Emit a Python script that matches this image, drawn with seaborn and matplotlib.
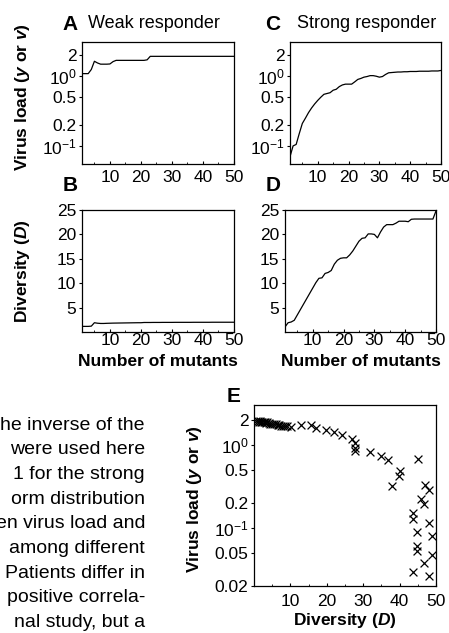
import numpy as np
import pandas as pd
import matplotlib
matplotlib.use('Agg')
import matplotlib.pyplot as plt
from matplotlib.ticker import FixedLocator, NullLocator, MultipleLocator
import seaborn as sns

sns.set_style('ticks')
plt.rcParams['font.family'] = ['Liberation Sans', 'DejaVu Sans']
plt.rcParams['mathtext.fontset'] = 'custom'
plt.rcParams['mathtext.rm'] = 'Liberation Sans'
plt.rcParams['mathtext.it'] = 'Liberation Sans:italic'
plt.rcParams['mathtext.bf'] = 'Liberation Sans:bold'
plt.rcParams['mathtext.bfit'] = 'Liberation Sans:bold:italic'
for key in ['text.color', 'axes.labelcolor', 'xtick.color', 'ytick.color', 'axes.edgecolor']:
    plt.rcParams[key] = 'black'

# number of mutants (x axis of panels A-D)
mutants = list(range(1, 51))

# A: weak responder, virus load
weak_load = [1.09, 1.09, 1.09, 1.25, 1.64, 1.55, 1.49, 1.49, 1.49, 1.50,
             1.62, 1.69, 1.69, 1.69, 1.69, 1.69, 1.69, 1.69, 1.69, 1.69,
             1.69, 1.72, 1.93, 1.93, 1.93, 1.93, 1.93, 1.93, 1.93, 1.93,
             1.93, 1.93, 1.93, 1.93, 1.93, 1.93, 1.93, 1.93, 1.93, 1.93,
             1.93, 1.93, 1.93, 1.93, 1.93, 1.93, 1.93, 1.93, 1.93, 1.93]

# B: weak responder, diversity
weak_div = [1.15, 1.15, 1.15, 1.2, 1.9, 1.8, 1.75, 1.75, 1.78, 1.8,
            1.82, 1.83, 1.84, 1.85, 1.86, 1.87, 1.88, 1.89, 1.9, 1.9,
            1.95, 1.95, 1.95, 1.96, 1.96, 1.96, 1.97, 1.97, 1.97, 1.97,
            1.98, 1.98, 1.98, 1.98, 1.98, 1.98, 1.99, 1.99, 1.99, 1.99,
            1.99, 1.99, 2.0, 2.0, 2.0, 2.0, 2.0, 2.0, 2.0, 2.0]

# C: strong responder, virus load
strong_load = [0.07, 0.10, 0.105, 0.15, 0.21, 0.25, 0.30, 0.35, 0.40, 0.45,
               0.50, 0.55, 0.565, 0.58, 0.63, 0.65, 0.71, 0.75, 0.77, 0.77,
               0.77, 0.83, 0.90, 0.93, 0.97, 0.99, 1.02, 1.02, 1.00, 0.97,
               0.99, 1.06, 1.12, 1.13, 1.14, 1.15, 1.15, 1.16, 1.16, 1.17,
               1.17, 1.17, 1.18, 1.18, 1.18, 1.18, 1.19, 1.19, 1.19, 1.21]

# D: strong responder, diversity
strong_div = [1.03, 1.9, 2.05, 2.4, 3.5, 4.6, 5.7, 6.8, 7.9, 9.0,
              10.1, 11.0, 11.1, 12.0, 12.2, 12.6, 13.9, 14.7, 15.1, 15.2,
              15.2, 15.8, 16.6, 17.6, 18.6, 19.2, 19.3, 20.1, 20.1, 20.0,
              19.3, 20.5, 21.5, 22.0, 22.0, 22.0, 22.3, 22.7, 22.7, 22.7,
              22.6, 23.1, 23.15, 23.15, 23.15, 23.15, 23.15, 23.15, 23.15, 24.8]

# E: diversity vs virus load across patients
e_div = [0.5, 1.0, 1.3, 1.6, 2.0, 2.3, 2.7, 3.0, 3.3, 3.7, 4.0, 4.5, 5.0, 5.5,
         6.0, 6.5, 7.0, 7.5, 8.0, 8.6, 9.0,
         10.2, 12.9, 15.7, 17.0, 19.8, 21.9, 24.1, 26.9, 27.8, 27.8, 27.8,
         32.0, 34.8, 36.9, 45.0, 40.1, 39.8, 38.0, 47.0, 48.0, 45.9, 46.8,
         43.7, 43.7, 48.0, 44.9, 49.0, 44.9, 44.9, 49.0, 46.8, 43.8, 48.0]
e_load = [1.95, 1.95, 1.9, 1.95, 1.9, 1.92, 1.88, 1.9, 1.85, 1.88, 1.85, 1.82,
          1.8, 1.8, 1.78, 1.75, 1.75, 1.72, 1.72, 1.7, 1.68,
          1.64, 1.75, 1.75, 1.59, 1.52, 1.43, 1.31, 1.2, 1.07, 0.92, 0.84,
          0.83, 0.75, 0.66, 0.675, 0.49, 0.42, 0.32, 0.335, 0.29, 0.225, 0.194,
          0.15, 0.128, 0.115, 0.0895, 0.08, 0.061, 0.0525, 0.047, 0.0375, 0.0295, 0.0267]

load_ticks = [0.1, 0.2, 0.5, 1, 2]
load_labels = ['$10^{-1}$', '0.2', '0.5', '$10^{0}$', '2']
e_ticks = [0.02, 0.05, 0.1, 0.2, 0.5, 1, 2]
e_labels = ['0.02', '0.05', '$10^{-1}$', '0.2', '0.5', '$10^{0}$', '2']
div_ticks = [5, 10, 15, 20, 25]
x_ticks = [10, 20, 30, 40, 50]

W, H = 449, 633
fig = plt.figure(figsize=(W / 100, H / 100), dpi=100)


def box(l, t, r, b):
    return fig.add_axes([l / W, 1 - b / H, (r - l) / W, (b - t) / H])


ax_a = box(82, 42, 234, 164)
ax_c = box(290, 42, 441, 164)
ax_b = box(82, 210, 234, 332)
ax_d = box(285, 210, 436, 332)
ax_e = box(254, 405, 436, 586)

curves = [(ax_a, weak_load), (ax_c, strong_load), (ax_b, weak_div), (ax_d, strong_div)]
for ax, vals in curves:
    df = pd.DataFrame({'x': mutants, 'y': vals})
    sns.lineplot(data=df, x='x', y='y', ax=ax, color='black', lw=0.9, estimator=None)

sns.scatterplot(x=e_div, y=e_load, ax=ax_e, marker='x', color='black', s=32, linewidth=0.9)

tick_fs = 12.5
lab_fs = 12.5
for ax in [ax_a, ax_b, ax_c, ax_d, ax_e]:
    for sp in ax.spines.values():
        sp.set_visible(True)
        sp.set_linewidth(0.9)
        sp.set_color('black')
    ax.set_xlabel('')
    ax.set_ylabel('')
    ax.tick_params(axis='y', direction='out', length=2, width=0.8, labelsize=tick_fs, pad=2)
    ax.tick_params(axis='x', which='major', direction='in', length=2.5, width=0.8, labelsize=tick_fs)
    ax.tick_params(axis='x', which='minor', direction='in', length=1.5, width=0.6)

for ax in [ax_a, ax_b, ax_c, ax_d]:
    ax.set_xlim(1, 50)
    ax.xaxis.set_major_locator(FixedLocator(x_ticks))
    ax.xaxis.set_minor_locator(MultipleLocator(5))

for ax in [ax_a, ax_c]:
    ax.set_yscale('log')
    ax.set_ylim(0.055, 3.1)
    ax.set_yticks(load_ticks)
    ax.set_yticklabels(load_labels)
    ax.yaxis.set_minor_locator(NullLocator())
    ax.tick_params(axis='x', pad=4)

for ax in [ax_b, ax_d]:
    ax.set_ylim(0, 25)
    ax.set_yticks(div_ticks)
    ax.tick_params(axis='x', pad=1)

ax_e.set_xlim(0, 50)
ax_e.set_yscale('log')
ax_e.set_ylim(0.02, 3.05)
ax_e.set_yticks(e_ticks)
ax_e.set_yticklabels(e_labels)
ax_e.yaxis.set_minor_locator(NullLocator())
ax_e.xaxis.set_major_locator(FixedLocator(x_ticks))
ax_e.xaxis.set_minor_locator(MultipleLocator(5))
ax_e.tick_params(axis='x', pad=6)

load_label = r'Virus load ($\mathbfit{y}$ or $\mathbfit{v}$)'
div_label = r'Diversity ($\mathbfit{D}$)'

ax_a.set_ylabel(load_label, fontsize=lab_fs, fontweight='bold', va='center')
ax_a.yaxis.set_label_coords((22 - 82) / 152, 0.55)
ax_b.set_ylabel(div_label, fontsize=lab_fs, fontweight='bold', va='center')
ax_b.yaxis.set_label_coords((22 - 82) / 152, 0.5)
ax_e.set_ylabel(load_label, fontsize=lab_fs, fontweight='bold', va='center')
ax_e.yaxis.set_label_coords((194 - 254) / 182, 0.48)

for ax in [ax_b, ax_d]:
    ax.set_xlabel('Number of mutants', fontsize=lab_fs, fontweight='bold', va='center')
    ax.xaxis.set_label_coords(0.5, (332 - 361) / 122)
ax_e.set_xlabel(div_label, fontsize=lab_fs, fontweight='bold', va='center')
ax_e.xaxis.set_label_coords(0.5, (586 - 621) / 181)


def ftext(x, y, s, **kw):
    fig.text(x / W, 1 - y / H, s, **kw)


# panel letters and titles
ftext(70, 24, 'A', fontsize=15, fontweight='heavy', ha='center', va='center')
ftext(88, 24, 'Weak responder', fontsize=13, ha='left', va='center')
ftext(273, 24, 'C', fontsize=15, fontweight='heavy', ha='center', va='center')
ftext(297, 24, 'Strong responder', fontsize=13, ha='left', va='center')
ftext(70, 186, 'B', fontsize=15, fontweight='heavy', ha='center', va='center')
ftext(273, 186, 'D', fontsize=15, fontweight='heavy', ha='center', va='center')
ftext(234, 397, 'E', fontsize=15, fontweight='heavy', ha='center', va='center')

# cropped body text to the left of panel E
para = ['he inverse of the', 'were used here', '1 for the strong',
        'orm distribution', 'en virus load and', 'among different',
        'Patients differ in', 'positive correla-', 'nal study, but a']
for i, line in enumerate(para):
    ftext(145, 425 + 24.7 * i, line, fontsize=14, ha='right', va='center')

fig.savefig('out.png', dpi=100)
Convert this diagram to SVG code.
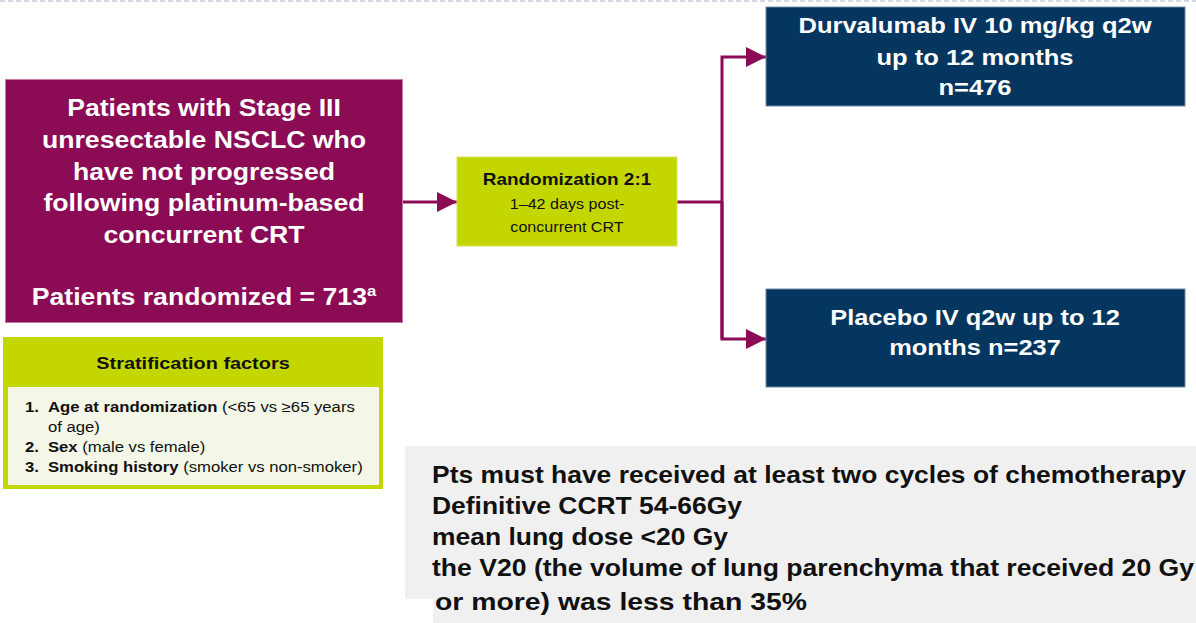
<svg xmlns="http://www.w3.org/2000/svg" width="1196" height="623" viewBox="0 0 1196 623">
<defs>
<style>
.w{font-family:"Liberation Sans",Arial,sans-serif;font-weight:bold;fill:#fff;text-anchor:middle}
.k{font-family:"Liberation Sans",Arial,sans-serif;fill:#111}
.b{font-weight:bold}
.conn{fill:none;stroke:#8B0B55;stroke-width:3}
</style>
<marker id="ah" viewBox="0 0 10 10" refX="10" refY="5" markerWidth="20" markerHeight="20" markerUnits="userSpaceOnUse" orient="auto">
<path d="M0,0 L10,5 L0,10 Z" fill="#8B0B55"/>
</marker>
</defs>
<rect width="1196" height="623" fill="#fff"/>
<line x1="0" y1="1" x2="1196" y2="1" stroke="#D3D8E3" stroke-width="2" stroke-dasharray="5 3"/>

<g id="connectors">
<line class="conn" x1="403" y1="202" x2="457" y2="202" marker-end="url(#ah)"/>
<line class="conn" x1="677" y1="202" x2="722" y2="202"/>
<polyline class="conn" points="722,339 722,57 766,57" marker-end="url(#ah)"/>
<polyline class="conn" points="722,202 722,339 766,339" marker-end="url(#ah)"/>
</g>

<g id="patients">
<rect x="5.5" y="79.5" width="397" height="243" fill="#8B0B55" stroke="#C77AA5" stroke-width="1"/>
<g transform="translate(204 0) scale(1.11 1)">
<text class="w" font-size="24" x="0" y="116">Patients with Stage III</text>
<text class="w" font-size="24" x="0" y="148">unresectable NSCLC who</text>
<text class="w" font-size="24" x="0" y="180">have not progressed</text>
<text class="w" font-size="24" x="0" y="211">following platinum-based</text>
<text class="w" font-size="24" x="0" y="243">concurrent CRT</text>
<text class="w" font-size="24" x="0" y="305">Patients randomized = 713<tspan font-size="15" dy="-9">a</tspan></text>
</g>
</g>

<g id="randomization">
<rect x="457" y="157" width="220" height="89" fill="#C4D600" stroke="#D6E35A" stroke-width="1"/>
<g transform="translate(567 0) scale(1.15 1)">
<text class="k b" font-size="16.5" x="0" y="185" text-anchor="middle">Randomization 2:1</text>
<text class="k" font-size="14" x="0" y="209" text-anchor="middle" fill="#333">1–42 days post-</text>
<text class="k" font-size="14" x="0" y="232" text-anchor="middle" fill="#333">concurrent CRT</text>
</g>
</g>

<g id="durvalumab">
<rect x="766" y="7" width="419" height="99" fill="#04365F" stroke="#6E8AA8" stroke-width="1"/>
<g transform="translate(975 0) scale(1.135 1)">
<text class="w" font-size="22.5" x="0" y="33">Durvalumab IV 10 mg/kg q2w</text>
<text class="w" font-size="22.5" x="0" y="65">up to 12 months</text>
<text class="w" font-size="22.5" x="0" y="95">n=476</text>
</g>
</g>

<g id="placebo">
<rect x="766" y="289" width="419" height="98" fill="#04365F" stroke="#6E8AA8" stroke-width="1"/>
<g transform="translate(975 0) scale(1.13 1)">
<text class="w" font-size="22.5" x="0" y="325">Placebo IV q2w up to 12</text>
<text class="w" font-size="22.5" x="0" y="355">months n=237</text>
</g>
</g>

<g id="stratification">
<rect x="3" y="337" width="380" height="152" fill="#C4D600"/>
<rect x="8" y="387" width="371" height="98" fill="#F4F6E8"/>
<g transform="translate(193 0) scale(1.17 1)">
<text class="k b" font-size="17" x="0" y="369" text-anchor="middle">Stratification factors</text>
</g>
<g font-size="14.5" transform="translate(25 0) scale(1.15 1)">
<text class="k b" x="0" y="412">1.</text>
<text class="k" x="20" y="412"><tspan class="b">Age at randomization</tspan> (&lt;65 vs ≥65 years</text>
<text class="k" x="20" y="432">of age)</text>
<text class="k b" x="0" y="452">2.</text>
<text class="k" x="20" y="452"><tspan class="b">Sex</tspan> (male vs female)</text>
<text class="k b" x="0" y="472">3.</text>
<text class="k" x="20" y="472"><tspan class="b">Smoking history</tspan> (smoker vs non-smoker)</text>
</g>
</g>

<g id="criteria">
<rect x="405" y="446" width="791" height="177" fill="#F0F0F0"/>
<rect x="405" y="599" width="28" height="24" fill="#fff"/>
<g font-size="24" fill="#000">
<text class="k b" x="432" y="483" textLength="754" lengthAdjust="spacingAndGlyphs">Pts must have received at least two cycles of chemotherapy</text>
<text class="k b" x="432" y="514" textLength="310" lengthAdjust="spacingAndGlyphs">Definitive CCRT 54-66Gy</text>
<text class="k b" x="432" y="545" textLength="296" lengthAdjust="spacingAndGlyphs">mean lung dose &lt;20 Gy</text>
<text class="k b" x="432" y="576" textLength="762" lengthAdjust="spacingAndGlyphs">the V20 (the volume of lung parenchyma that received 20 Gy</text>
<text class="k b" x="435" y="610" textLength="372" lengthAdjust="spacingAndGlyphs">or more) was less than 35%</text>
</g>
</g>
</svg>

----------------------------------------

◆ TASK PROMPT
Every line from the top of the entries through the line that holds "plt.rcParams[key] = 'black'" is to be quoted exactly, please, and nothing else; omit the pictures.

◆ COMPLETE RESPONSE
Emit a Python script that matches this image, drawn with seaborn and matplotlib.
import numpy as np
import pandas as pd
import matplotlib
matplotlib.use('Agg')
import matplotlib.pyplot as plt
from matplotlib.ticker import FixedLocator, NullLocator, MultipleLocator
import seaborn as sns

sns.set_style('ticks')
plt.rcParams['font.family'] = ['Liberation Sans', 'DejaVu Sans']
plt.rcParams['mathtext.fontset'] = 'custom'
plt.rcParams['mathtext.rm'] = 'Liberation Sans'
plt.rcParams['mathtext.it'] = 'Liberation Sans:italic'
plt.rcParams['mathtext.bf'] = 'Liberation Sans:bold'
plt.rcParams['mathtext.bfit'] = 'Liberation Sans:bold:italic'
for key in ['text.color', 'axes.labelcolor', 'xtick.color', 'ytick.color', 'axes.edgecolor']:
    plt.rcParams[key] = 'black'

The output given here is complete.